As hightlighted by Cryptopolitan earlier, Alphabet’s Google Cloud generated $2.83 billion in operating income on $13.6 billion in second-quarter revenue. Revenue rose 32%, faster than the company’s total growth of 13.8%.

AI infrastructure at the core of the Meta-Google deal

One person said the deal is focused on artificial intelligence infrastructure.

In its report last month, Meta forecast 2025 total expenses of $114 billion to $118 billion. It is pouring money into AI hardware and staff, upgrading its Llama models and putting AI into many of its apps.

Even as the two compete in digital ads, Meta is trying to secure as much computing power as possible. It operates its own data centers and has agreements to use cloud services from Amazon and Microsoft.

Meta Platforms is also seeking outside partners to help pay for the large data center needed for AI.

A filing said the company plans to sell $2 billion of data center assets as part of that plan. The approach mirrors a wider change at big tech companies as the cost of building and running generative AI data centers climbs.

“We’re exploring ways to work with financial partners to co-develop data centers,” Chief Financial Officer Susan Li said on a post-earnings call on Wednesday.

Meta is shifting how it funds its tech expansion

While Meta still expects to fund much of its capital spending internally, some projects could draw “significant external financing” and provide flexibility if needs change over time, she said.

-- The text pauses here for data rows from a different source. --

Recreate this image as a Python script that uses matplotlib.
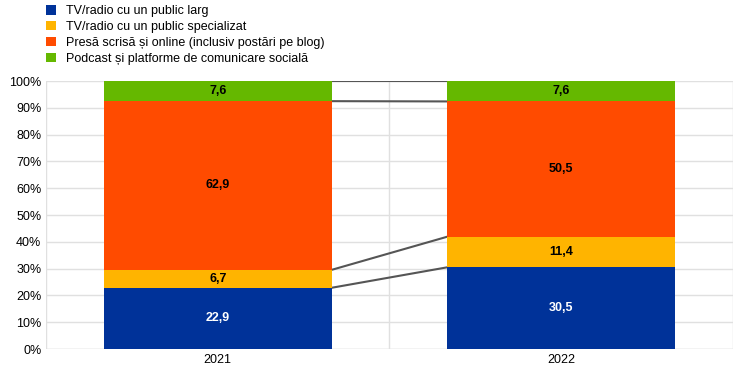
import numpy as np
import matplotlib
matplotlib.use("Agg")
import matplotlib.pyplot as plt
from matplotlib.ticker import FuncFormatter

plt.rcParams['font.family'] = ['Liberation Sans', 'DejaVu Sans']

years = ['2021', '2022']
series = ['TV/radio cu un public larg',
          'TV/radio cu un public specializat',
          'Presă scrisă și online (inclusiv postări pe blog)',
          'Podcast și platforme de comunicare socială']
values = [
    [22.9, 30.5],
    [6.7, 11.4],
    [62.9, 50.5],
    [7.6, 7.6],
]
colors = ['#003299', '#ffb400', '#ff4b00', '#65b800']
label_colors = ['white', 'black', 'black', 'black']

fig = plt.figure(figsize=(7.44, 3.77), dpi=100)
ax = fig.add_axes([0.062, 0.074, 0.923, 0.711])

x = np.arange(len(years))
width = 0.665
bottom = np.zeros(len(years))
tops = []
for vals, col, lc, name in zip(values, colors, label_colors, series):
    vals = np.array(vals)
    ax.bar(x, vals, width, bottom=bottom, color=col, label=name, zorder=3)
    for xi, b, v in zip(x, bottom, vals):
        ax.text(xi, b + v / 2, f'{v:.1f}'.replace('.', ','), ha='center', va='center',
                color=lc, fontsize=9, fontweight='bold', zorder=4)
    bottom = bottom + vals
    tops.append(bottom.copy())

# connector lines between bars
for t in tops:
    t0, t1 = min(t[0], 100), min(t[1], 100)
    ax.plot([x[0] + width / 2, x[1] - width / 2], [t0, t1], color='#555555', lw=1.5, zorder=2)

ax.set_xlim(-0.5, 1.5)
ax.set_ylim(0, 100)
ax.set_yticks(np.arange(0, 101, 10))
ax.yaxis.set_major_formatter(FuncFormatter(lambda v, p: f'{v:.0f}%'))
ax.set_xticks(x)
ax.set_xticklabels(years)
ax.set_xticks([-0.5, 0.5, 1.5], minor=True)
ax.grid(axis='y', color='#e0e0e0', lw=1, zorder=0)
ax.grid(axis='x', which='minor', color='#e0e0e0', lw=1, zorder=0)
ax.tick_params(axis='both', which='both', length=0, labelsize=9)
for s in ax.spines.values():
    s.set_visible(False)
ax.axhline(0, color='#e0e0e0', lw=1, zorder=1)

handles, labels = ax.get_legend_handles_labels()
fig.legend(handles, labels, loc='upper left', bbox_to_anchor=(0.055, 1.0), frameon=False,
           fontsize=9, handlelength=0.8, handleheight=0.8, labelspacing=0.3, handletextpad=0.8,
           borderaxespad=0)

fig.savefig('out.png', dpi=100)
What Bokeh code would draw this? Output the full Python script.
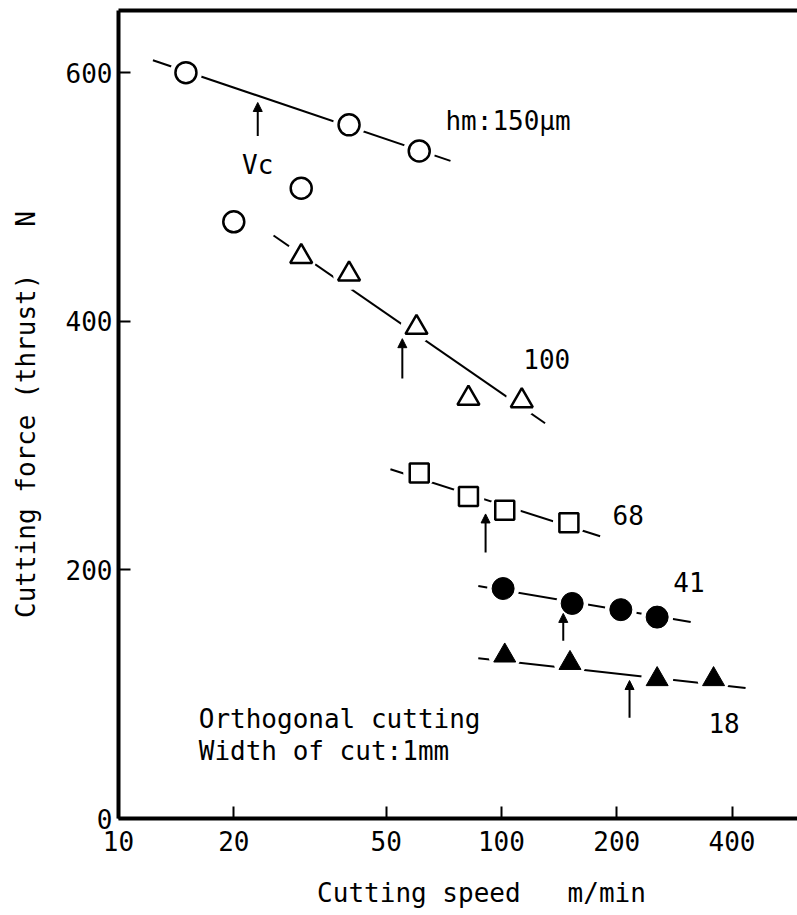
from bokeh.plotting import figure
from bokeh.models import (Range1d, FixedTicker, NumeralTickFormatter, LinearAxis,
                          ColumnDataSource, Arrow, NormalHead)
from bokeh.core.properties import value
from bokeh.embed import file_html
from bokeh.resources import INLINE

FONT = "DejaVu Sans Mono"
NB = "\u00a0"

# ---- data ----
hm150_speed = [15, 40, 61]
hm150_force = [600, 558, 537]
hm150_trans_speed = [20, 30]
hm150_trans_force = [480, 507]
hm100_speed = [30, 40, 60, 82, 113]
hm100_force = [452, 438, 395, 338, 336]
hm68_speed = [61, 82, 102, 150]
hm68_force = [278, 259, 248, 238]
hm41_speed = [101, 153, 205, 255]
hm41_force = [185, 173, 168, 162]
hm18_speed = [102, 151, 255, 358]
hm18_force = [131, 125, 112, 112]

# fitted trend lines (end points)
hm150_fit_speed = [12.3, 73.6]
hm150_fit_force = [610, 529]
hm100_fit_speed = [25.4, 130]
hm100_fit_force = [469, 318]
hm68_fit_speed = [51.3, 181]
hm68_fit_force = [281, 227]
hm41_fit_speed = [87, 312]
hm41_fit_force = [187, 158]
hm18_fit_speed = [87, 434]
hm18_fit_force = [129, 105]

# critical speed arrows
vc_speed = [23.1, 55.1, 90.9, 145, 216]
vc_tip = [576, 386, 245, 165, 111]
vc_tail = [549, 354, 214, 143, 81]

series_labels = ["hm:150µm", "100", "68", "41", "18"]
label_speed = [71.4, 114, 195, 281, 347]
label_force = [561, 370, 244, 190, 77]

note_lines = ["Orthogonal cutting", "Width of cut:1mm"]
note_speed = [16.2, 16.2]
note_force = [80, 54]

x_ticks = [10, 20, 50, 100, 200, 400]
y_ticks = [0, 200, 400, 600]

p = figure(width=797, height=915, x_axis_type="log",
           x_range=Range1d(10, 593), y_range=Range1d(0, 650),
           output_backend="svg", toolbar_location=None,
           min_border_left=118, min_border_right=0,
           min_border_top=10, min_border_bottom=97)
p.outline_line_color = None
p.grid.visible = False
p.background_fill_color = "white"
p.border_fill_color = "white"

# axes
for ax in (p.xaxis[0], p.yaxis[0]):
    ax.axis_line_width = 4
    ax.axis_line_color = "black"
    ax.major_tick_in = 12
    ax.major_tick_out = 0
    ax.major_tick_line_width = 2
    ax.minor_tick_line_color = None
    ax.major_label_text_font = FONT
    ax.major_label_text_font_size = "26px"
    ax.major_label_text_color = "black"
    ax.axis_label_text_font = FONT
    ax.axis_label_text_font_size = "26px"
    ax.axis_label_text_font_style = "normal"
    ax.axis_label_text_color = "black"

p.xaxis.ticker = FixedTicker(ticks=x_ticks)
p.xaxis.formatter = NumeralTickFormatter(format="0")
p.xaxis.major_label_standoff = 12
p.xaxis.axis_label = NB + " " + NB + "Cutting speed " + NB + " m/min"
p.xaxis.axis_label_standoff = 24
p.yaxis.ticker = FixedTicker(ticks=y_ticks)
p.yaxis.major_label_standoff = 6
p.yaxis.axis_label = "Cutting force (thrust) " + NB + " N"
p.yaxis.axis_label_standoff = 22

top = LinearAxis(ticker=FixedTicker(ticks=[]), axis_line_width=4,
                 major_tick_line_color=None, minor_tick_line_color=None,
                 major_label_text_font_size="0px")
p.add_layout(top, "above")

# trend lines
for xs, ys in [(hm150_fit_speed, hm150_fit_force), (hm100_fit_speed, hm100_fit_force),
               (hm68_fit_speed, hm68_fit_force), (hm41_fit_speed, hm41_fit_force),
               (hm18_fit_speed, hm18_fit_force)]:
    p.line(xs, ys, line_color="black", line_width=2)

# white halos to break lines around markers
for xs, ys in [(hm150_speed, hm150_force), (hm100_speed, hm100_force),
               (hm68_speed, hm68_force), (hm41_speed, hm41_force),
               (hm18_speed, hm18_force)]:
    p.scatter(xs, ys, marker="circle", size=32, fill_color="white", line_color=None)

# markers
p.scatter(hm150_speed, hm150_force, marker="circle", size=21,
          fill_color="white", line_color="black", line_width=2.5)
p.scatter(hm150_trans_speed, hm150_trans_force, marker="circle", size=21,
          fill_color="white", line_color="black", line_width=2.5)
p.scatter(hm100_speed, hm100_force, marker="triangle", size=22,
          fill_color="white", line_color="black", line_width=2.5)
p.scatter(hm68_speed, hm68_force, marker="square", size=19,
          fill_color="white", line_color="black", line_width=2.5)
p.scatter(hm41_speed, hm41_force, marker="circle", size=22,
          fill_color="black", line_color="black")
p.scatter(hm18_speed, hm18_force, marker="triangle", size=22,
          fill_color="black", line_color="black")

# critical speed arrows
arr_src = ColumnDataSource(dict(x=vc_speed, tip=vc_tip, tail=vc_tail))
p.add_layout(Arrow(end=NormalHead(size=9, fill_color="black", line_color="black"),
                   x_start="x", y_start="tail", x_end="x", y_end="tip",
                   source=arr_src, line_width=2, line_color="black"))

# texts
lab_src = ColumnDataSource(dict(x=label_speed, y=label_force, t=series_labels))
p.text(x="x", y="y", text="t", source=lab_src, text_font=value(FONT),
       text_font_size="26px", text_baseline="middle", text_align="left",
       text_color="black")
p.text(x=[vc_speed[0]], y=[526], text=["Vc"], text_font=value(FONT),
       text_font_size="26px", text_baseline="middle", text_align="center",
       text_color="black")
note_src = ColumnDataSource(dict(x=note_speed, y=note_force, t=note_lines))
p.text(x="x", y="y", text="t", source=note_src, text_font=value(FONT),
       text_font_size="26px", text_baseline="middle", text_align="left",
       text_color="black")

open("out.html", "w").write(file_html(p, INLINE))
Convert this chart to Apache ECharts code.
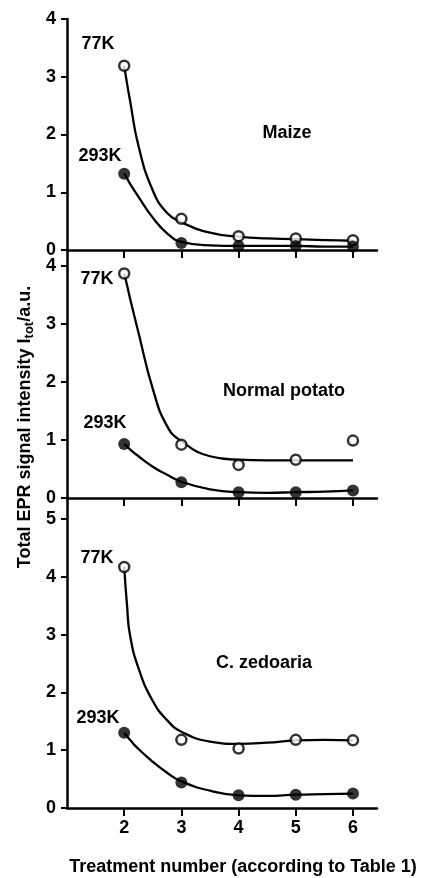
<!DOCTYPE html>
<html>
<head>
<meta charset="utf-8">
<script src="https://cdn.jsdelivr.net/npm/echarts@6/dist/echarts.min.js"></script>
<style>
html,body{margin:0;padding:0;background:#fff;}
#chart{width:425px;height:878px;}
</style>
</head>
<body>
<div id="chart"></div>
<script>
// ---- Data ----
var treatments = [2, 3, 4, 5, 6];
var xTickValues = [2, 3, 4, 5, 6];

// Measured points
var maize77 = [3.19, 0.54, 0.24, 0.20, 0.17];
var maize293 = [1.32, 0.12, 0.07, 0.07, 0.06];
var potato77 = [3.87, 0.92, 0.57, 0.66, 0.99];
var potato293 = [0.93, 0.27, 0.10, 0.10, 0.13];
var zedo77 = [4.17, 1.18, 1.03, 1.18, 1.17];
var zedo293 = [1.30, 0.44, 0.22, 0.23, 0.25];

// Fitted curves
var fitX = [2, 2.05, 2.1, 2.25, 2.5, 2.75, 3, 3.5, 4, 4.5, 5, 5.5, 6];
var maize77Fit = [3.19, 2.88, 2.60, 1.80, 1.03, 0.64, 0.48, 0.30, 0.23, 0.20, 0.19, 0.17, 0.16];
var maize293Fit = [1.32, 1.24, 1.15, 0.92, 0.56, 0.29, 0.14, 0.08, 0.07, 0.07, 0.07, 0.06, 0.06];
var potato77Fit = [3.87, 3.67, 3.45, 2.85, 1.88, 1.24, 0.98, 0.72, 0.66, 0.65, 0.65, 0.65, 0.65];
var potato293Fit = [0.93, 0.89, 0.84, 0.72, 0.54, 0.40, 0.28, 0.15, 0.10, 0.09, 0.10, 0.11, 0.13];
var zedo77Fit = [4.17, 3.50, 3.00, 2.42, 1.85, 1.52, 1.32, 1.15, 1.11, 1.13, 1.17, 1.18, 1.17];
var zedo293Fit = [1.30, 1.24, 1.18, 1.02, 0.80, 0.61, 0.46, 0.30, 0.22, 0.21, 0.23, 0.24, 0.25];

var yTicks1 = [0, 1, 2, 3, 4];
var yTicks2 = [0, 1, 2, 3, 4];
var yTicks3 = [0, 1, 2, 3, 4, 5];

var panelNames = ['Maize', 'Normal potato', 'C. zedoaria'];
var tempNames = ['77K', '293K'];
var yTitleMain = 'Total EPR signal intensity I';
var yTitleSub = 'tot';
var yTitleTail = '/a.u.';
var xTitle = 'Treatment number (according to Table 1)';

// ---- Chart ----
var FONT = '"Liberation Sans", Arial, Helvetica, sans-serif';
var FS = 18;
var chart = echarts.init(document.getElementById('chart'), null, {renderer: 'canvas'});

function pairs(xs, ys) { return xs.map(function (x, i) { return [x, ys[i]]; }); }

var grids = [
  {left: 67, top: 19, width: 310, height: 231},
  {left: 67, top: 250, width: 310, height: 248},
  {left: 67, top: 498, width: 310, height: 310}
];
var yMax = [4, 248 / 58, 310 / 57.8];
var yTickSets = [yTicks1, yTicks2, yTicks3];

var xAxes = grids.map(function (g, i) {
  return {
    type: 'value', gridIndex: i, min: 1, max: 6.42,
    axisLine: {show: true, onZero: false, lineStyle: {color: '#000', width: 2.5}},
    axisTick: {show: true, length: 8, inside: false, lineStyle: {color: '#000', width: 2}, customValues: xTickValues},
    axisLabel: {show: i === 2, color: '#000', fontSize: FS, fontWeight: 'bold', fontFamily: FONT, margin: 11, customValues: xTickValues},
    splitLine: {show: false}
  };
});
var yAxes = grids.map(function (g, i) {
  return {
    type: 'value', gridIndex: i, min: 0, max: yMax[i], interval: 1,
    axisLine: {show: true, lineStyle: {color: '#000', width: 2.5}},
    axisTick: {show: true, length: 6, lineStyle: {color: '#000', width: 2}, customValues: yTickSets[i]},
    axisLabel: {color: '#000', fontSize: FS, fontWeight: 'bold', fontFamily: FONT, margin: 11,
      customValues: yTickSets[i],
      formatter: function (v) { return Math.abs(v - Math.round(v)) < 1e-6 ? String(Math.round(v)) : ''; }},
    splitLine: {show: false}
  };
});

var panels = [
  [maize77, maize293, maize77Fit, maize293Fit],
  [potato77, potato293, potato77Fit, potato293Fit],
  [zedo77, zedo293, zedo77Fit, zedo293Fit]
];
var series = [];
panels.forEach(function (p, i) {
  [p[2], p[3]].forEach(function (fit) {
    series.push({
      type: 'line', xAxisIndex: i, yAxisIndex: i, data: pairs(fitX, fit),
      smooth: 0.5, showSymbol: false, silent: true, z: 2,
      lineStyle: {color: '#000', width: 2.3}
    });
  });
  series.push({
    type: 'scatter', xAxisIndex: i, yAxisIndex: i, data: pairs(treatments, p[0]),
    symbol: 'circle', symbolSize: 10, silent: true, z: 5,
    itemStyle: {color: '#fff', borderColor: '#000', borderWidth: 2.5}
  });
  series.push({
    type: 'scatter', xAxisIndex: i, yAxisIndex: i, data: pairs(treatments, p[1]),
    symbol: 'circle', symbolSize: 12, silent: true, z: 5,
    itemStyle: {color: '#000'}
  });
});

function label(text, x, y) {
  return {
    type: 'text', x: x, y: y, silent: true,
    style: {text: text, fill: '#000', fontSize: FS, fontWeight: 'bold', fontFamily: FONT,
      textAlign: 'center', textVerticalAlign: 'middle', align: 'center', verticalAlign: 'middle'}
  };
}

var graphics = [
  label(tempNames[0], 98, 44), label(tempNames[1], 100, 156), label(panelNames[0], 287, 133),
  label(tempNames[0], 97, 279), label(tempNames[1], 105, 423), label(panelNames[1], 284, 391),
  label(tempNames[0], 97, 558), label(tempNames[1], 98, 718), label(panelNames[2], 264, 663),
  label(xTitle, 243, 867),
  {
    type: 'text', x: 25, y: 427, rotation: Math.PI / 2, silent: true,
    style: {
      text: yTitleMain + '{s|' + yTitleSub + '}' + yTitleTail,
      fill: '#000', fontSize: FS, fontWeight: 'bold', fontFamily: FONT,
      textAlign: 'center', textVerticalAlign: 'middle', align: 'center', verticalAlign: 'middle',
      rich: {s: {fontSize: 13, fontWeight: 'bold', fontFamily: FONT, fill: '#000', padding: [9, 0, 0, 0]}}
    }
  }
];

chart.setOption({
  backgroundColor: '#fff',
  animation: false,
  grid: grids,
  xAxis: xAxes,
  yAxis: yAxes,
  series: series,
  graphic: graphics
});
</script>
</body>
</html>
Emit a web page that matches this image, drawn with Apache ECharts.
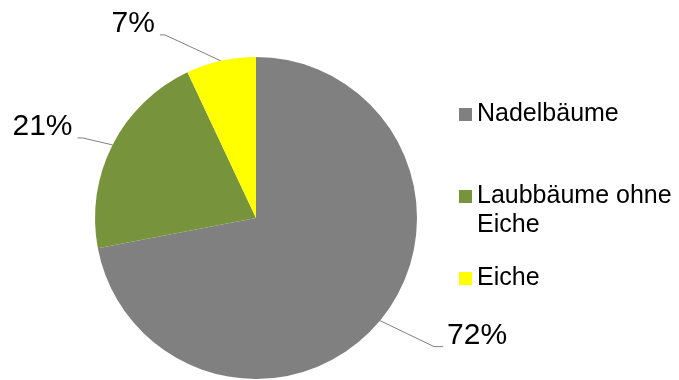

In its quarterly filing, Meta said that in June it approved a plan to dispose of some data center assets and reclassified $2.04 billion of land and construction-in-progress as “held-for-sale.” The assets are slated to be contributed to a third party within the next twelve months to co-develop data centers.

Meta did not record a loss related to the reclassification, which measures the assets at the lower of carrying amount or fair value minus costs to sell. As of June 30, total held-for-sale assets were $3.26 billion, the filing said.

CEO Mark Zuckerberg has laid out plans to invest hundreds of billions of dollars into building AI data center “superclusters” to pursue superintelligence. “Just one of these covers a significant part of the footprint of Manhattan,” he said.

The company said ad sales topped expectations, helped by AI tools that improve targeting and content delivery, and said those gains are helping offset higher infrastructure costs from its long-term AI plans.